Is there a dream project you’ve never been able to get off the ground?
I am just getting a project that I’ve been working on for 10-plus years, which is the story of the birth of the high five, which was born from a closeted, gay, young black baseball player named Glenn Burke, who played for the Los Angeles Dodgers and invented [that form of celebration] on Oct. 2, 1977, at Dodger Stadium. I’ve been trying to tell his story for a long time. I think we are just now going to be able to do so with Ryan Murphy Television at Netflix. It is something that I have been working on for a long time as a producer. Glenn died in 1995 of AIDS on the streets of Oakland. It’s a very tough story and yet triumphant because what he created is the most ubiquitous gesture of solidarity, joy, community and celebration. It crosses every gender, race, economic and cultural line, and it was born out of someone hiding who they were. And that, to me, is incredibly poignant.
What do you love the most about Hollywood?
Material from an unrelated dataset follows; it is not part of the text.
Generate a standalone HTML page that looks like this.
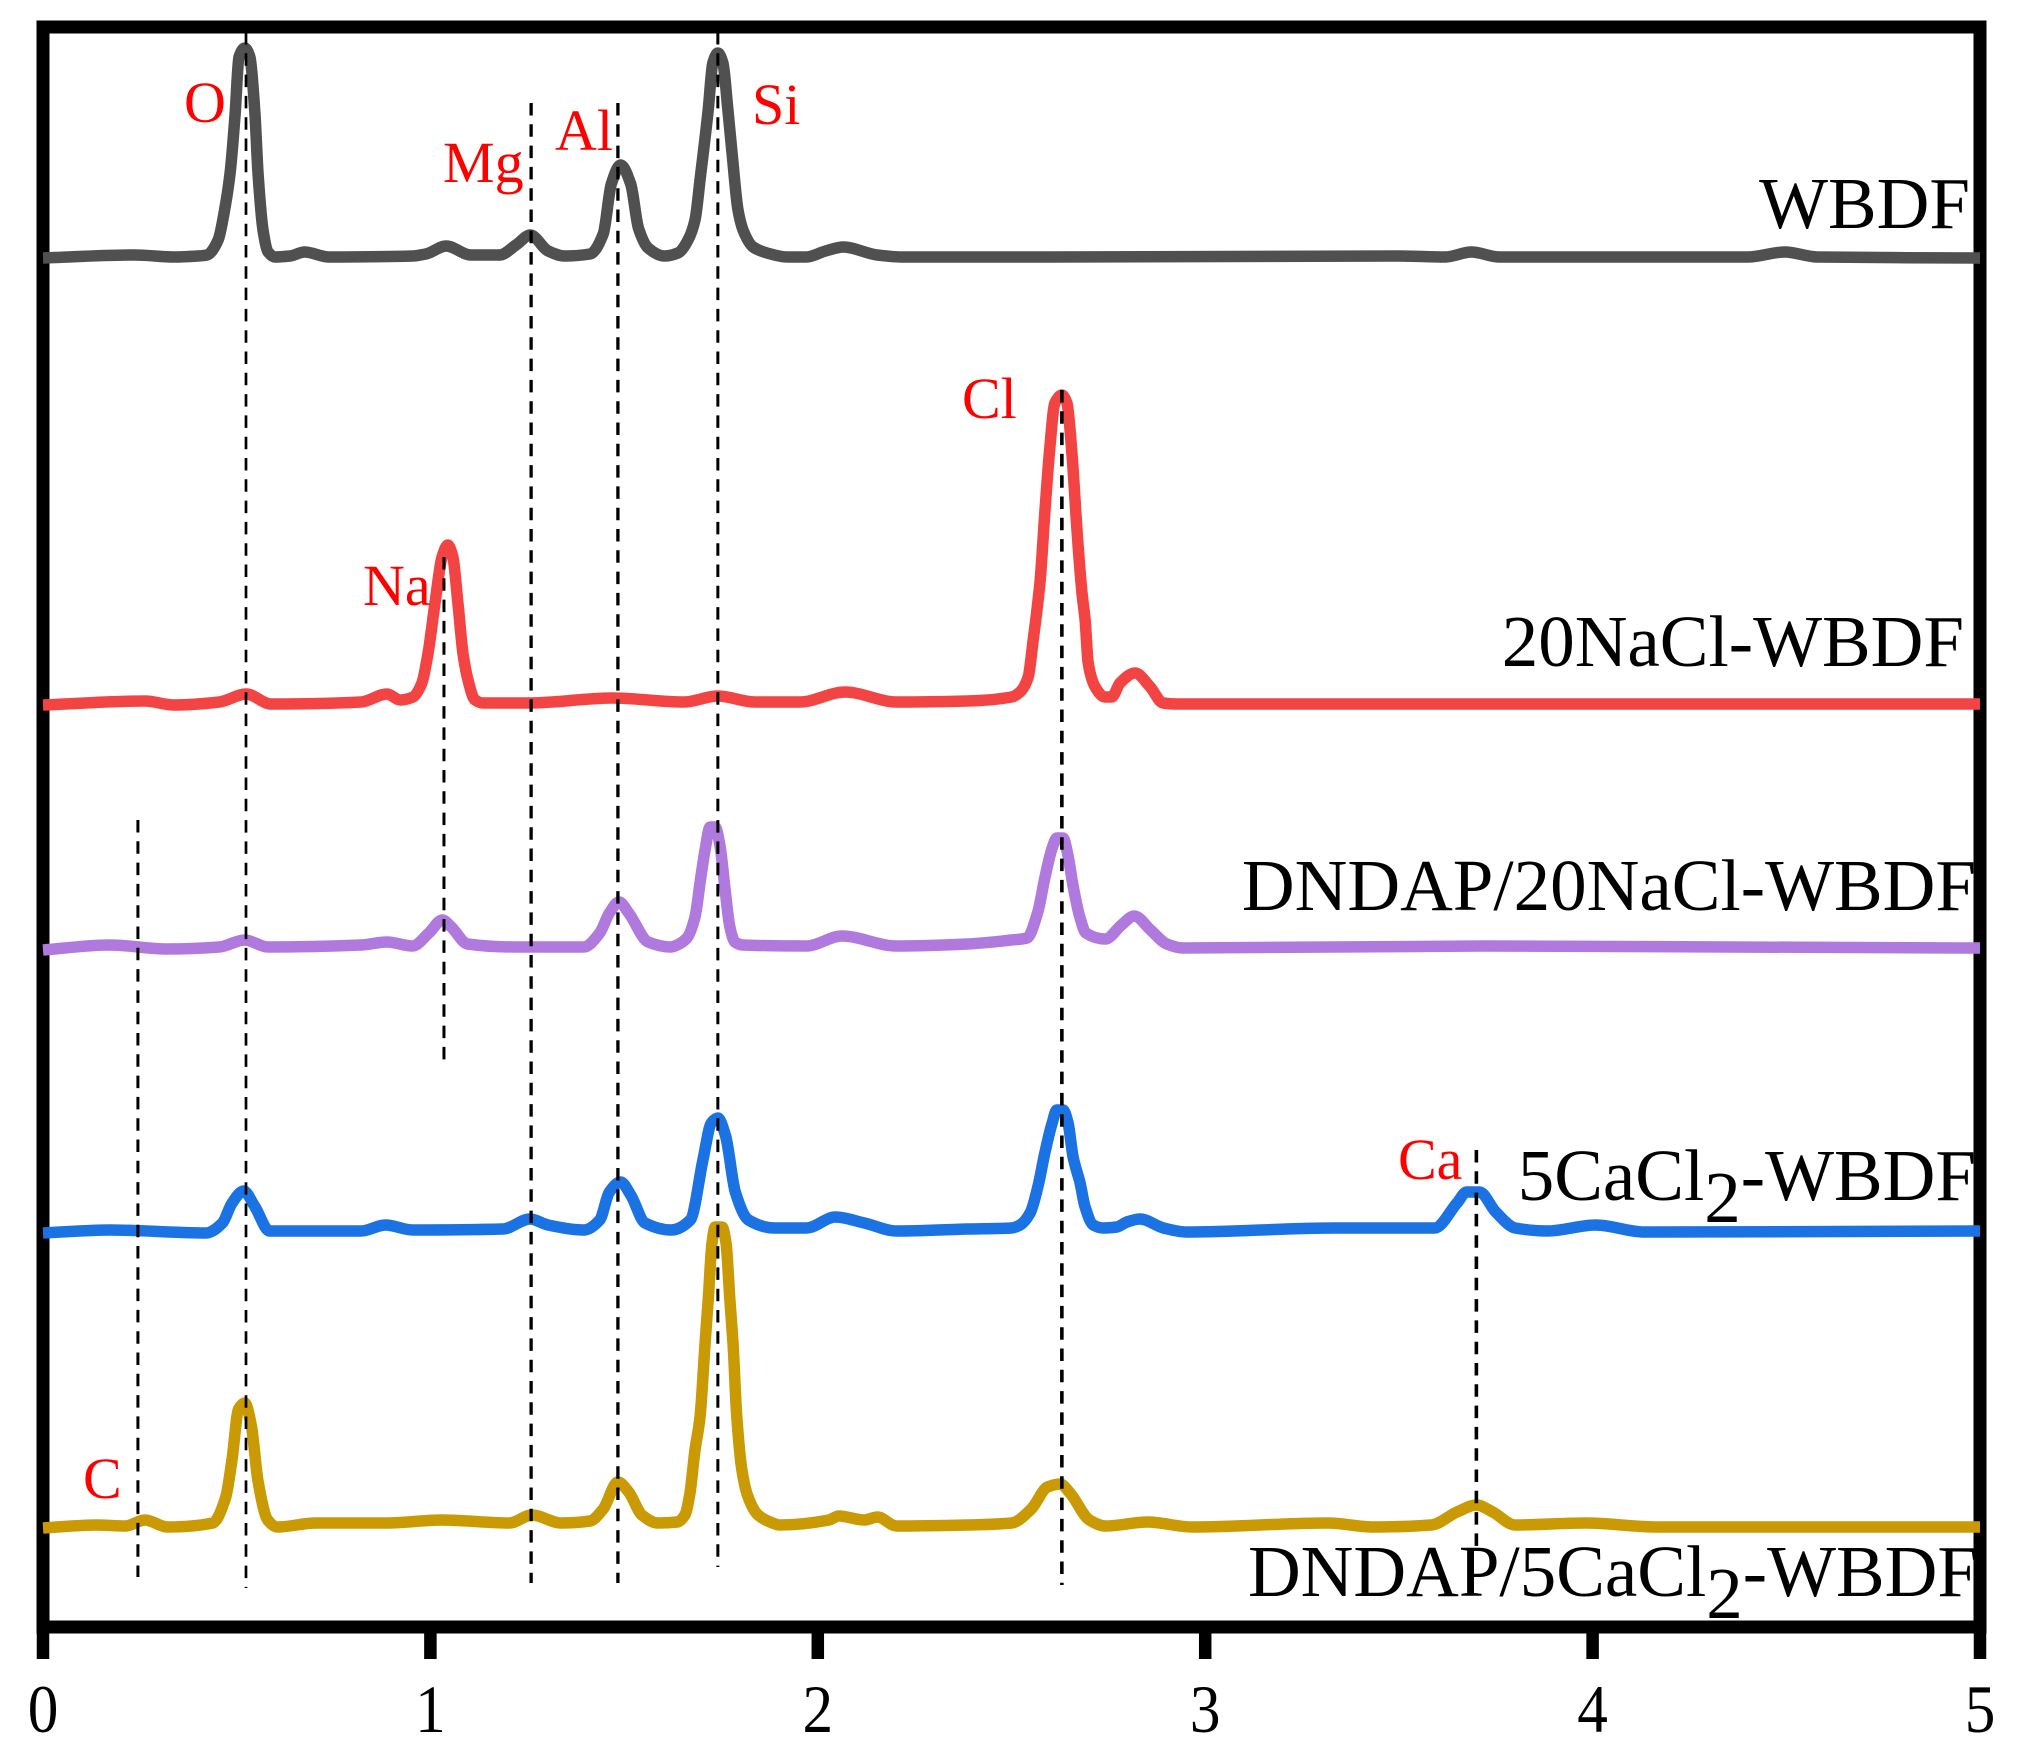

Every single day that I walk on a set — when I pull my car up either to a gate or to a checkpoint — and I enter that world. I’m not someone who idol worships. I don’t have specific mentors who have guided my way. It’s the community of moviemaking that said I have a place that I belong, that I have a spot. And when I get out of my car and I’m on that set, be it the backlot at Paramount or a warehouse in Wilmington, North Carolina, there’s a feeling, a kind of gratitude, that this is my life. I love the community of a group of people coming together with a central purpose, every- body doing their assigned jobs, each one as important as the next. Doing something toward the greater good — this creative moment.
Interview edited for length and clarity.
This story first appeared in The Hollywood Reporter’s Sept. 2 daily issue at the Venice International Film Festival.